The information includes names and addresses associated with the numbers of any incoming and outgoing calls, and the time and duration of each call, he said. Police use additional software to run queries, and sort and print out information on who is communicating with the target phone and how often.

Police compare the list of callers and calls to their intelligence files. Anyone with a criminal record or suspected involvement can become an “expected interceptee.”

Police identified 61 “expected interceptees” in their first Operation Beachhead telephone tap, which began Feb. 22, 2001. Police tapped three phones: Michael Gingras’ cellular phone, Jim Grisson’s home phone, and Michael Dignam’s home phone.

The first warrant was good for a month, but police got it extended twice, and added a cellular phone used by Alfred Nickerson in the third warrant, issued April 27, 2001.

Once installed, the phone taps began to drive the investigation, state police Sgt. Robert Quinn testified during Nelson Santana’s trial.

“We had a surveillance team that was in place that was a reactionary team,” Quinn testified. “They were there daily, prepared to move in a certain location as directed by somebody working in the wire room.”

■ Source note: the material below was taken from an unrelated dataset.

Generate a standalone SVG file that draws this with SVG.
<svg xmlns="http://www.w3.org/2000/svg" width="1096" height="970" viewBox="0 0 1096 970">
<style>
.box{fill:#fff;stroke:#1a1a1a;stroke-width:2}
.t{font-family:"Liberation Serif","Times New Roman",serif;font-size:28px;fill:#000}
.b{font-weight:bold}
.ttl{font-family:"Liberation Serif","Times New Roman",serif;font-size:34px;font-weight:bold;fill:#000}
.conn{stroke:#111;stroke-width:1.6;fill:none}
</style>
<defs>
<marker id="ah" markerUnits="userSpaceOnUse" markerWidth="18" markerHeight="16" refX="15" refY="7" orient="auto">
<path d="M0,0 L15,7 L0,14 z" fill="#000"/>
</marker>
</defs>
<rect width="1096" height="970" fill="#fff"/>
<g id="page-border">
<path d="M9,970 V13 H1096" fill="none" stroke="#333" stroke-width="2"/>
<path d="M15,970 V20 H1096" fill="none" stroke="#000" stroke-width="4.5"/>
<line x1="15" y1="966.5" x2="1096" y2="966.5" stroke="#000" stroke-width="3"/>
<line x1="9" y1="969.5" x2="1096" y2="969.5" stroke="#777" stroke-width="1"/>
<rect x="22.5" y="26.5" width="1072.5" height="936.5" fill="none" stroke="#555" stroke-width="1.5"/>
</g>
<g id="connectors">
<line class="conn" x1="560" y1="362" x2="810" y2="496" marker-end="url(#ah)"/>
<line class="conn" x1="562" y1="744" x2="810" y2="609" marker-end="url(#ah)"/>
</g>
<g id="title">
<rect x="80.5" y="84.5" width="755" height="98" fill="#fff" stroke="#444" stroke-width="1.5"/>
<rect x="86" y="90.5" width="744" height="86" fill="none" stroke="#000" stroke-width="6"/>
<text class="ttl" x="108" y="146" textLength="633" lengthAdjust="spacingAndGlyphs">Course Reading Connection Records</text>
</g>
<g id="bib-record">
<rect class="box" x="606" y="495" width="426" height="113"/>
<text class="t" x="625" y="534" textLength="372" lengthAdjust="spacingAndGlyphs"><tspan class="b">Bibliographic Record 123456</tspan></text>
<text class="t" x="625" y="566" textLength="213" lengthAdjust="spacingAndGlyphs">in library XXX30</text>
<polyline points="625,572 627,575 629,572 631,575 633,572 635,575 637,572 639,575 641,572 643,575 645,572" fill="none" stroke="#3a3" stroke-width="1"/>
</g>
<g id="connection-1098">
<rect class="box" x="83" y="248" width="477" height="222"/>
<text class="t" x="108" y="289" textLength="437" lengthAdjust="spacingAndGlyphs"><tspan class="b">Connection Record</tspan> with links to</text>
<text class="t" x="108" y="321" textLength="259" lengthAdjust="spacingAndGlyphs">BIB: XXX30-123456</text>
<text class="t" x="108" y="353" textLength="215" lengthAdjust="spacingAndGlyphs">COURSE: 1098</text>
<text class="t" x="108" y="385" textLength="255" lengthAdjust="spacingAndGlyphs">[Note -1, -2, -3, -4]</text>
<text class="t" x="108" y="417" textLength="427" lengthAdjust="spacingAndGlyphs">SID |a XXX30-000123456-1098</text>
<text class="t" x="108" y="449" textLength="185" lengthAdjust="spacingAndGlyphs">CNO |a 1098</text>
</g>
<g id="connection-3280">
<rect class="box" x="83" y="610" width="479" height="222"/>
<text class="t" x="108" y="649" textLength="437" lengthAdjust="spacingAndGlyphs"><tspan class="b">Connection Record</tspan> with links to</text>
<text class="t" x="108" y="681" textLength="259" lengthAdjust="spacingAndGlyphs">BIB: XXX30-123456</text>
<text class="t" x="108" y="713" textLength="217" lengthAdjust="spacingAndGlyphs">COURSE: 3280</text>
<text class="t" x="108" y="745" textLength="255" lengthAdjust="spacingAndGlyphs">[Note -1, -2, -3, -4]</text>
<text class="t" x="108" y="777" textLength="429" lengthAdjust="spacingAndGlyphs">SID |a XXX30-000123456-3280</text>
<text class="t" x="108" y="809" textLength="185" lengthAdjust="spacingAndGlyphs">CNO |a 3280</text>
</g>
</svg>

Police don’t like to talk about where the “wire room” is located, but state police Sgt. Michael Hambrook described how it works in testimony during Santana’s trial.

The room holds 12 computers linked in a local area network with a package of software and equipment called “Voice Box,” made by JSI Telecom, a company that specializes in wiretap gear. The system can handle numerous wiretaps at once, Hambrook said.

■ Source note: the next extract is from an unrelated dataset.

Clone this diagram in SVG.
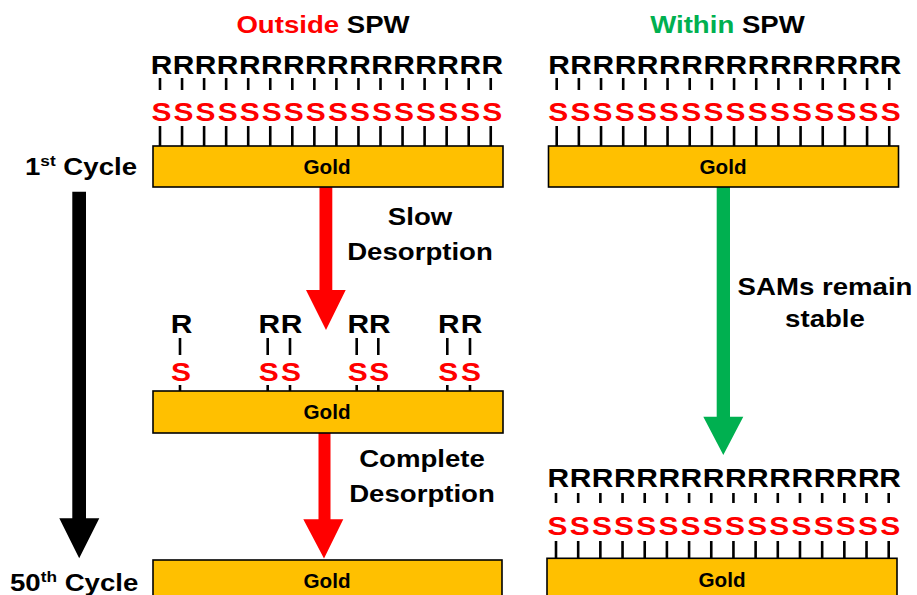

Tapping into a home telephone involves putting a device on the actual phone line somewhere between the house and a central switching office, Hambrook said. Cellular phone signals are intercepted by installing a computer card in the phone company’s switching equipment, he testified. Either device diverts the signal from the target phone, so that in addition to traveling its usual route through the phone company’s network, it also is routed to the wire room.

“His calls will be our calls. We program that card to send those calls, send that data, divert it to our collection equipment,” Hambrook said.

Police receive the audio signals from all incoming and outgoing calls. In addition to recording conversations, the system records the date and time of each call.

The system can record the number of any outgoing call, because it records the tones when a number is dialed. Numbers of incoming calls are recorded only if the tapped phone has caller identification, however, Hambrook said.

“So if he doesn’t get it (the number), you won’t get it. But if he does, we will,” he said.

The audio signal from any phone conversation goes directly into one of the 12 computers, where it’s stored temporarily on the hard drive, then immediately and automatically transferred to magneto-optical disks - two for each call, so there’s a backup copy - when the call is completed.

“It happens within seconds of the hang-up,” Hambrook said.

The system’s software assigns a case number for each target phone, and then numbers each intercepted call chronologically, Hambrook said.

Each call also is recorded with a digital header and trailer, with the digital recording sandwiched in between, Hambrook said. In addition to allowing police to access a specific call, the header and trailer contain algorithmic code developed by and known only to JSI Telecom, he said. Police can play back a call, but the digital recording can’t be edited or altered in any way without knowing that code, Hambrook said.

“If someone had it in their mind to actually tamper with that call, and manipulate it in some way, add a word . . . delete the call, any of that, they would actually have to get into our wiring, which is alarmed,” he said.

They would then have to hack into the software, know the case number and call number in question, load audio editing software, break the JSI Telecom code, edit or delete the call, then “put it back so that its exact bit length matches what was there before, get their software out and get out of the room without us seeing that,” Hambrook testified.

“It’s not impossible, but it’s close to impossible,” he said.

Police have officers monitoring the equipment, to listen to any calls that come in. They also can copy the recorded calls onto CDs, so they can later be played back during a person’s trial.

Combined with surveillance, the recorded calls can provide damning evidence. Still, Hambrook agreed it’s not the best way to make a bust.

“If we can get the target or gather evidence enough to prosecute the target of the investigation any other way, then we’re required to do that by law,” Hambrook said. “And to be honest with you, it’s a lot easier if we do that, because a wiretap is a lot of work, it’s quite costly and it’s a big job.”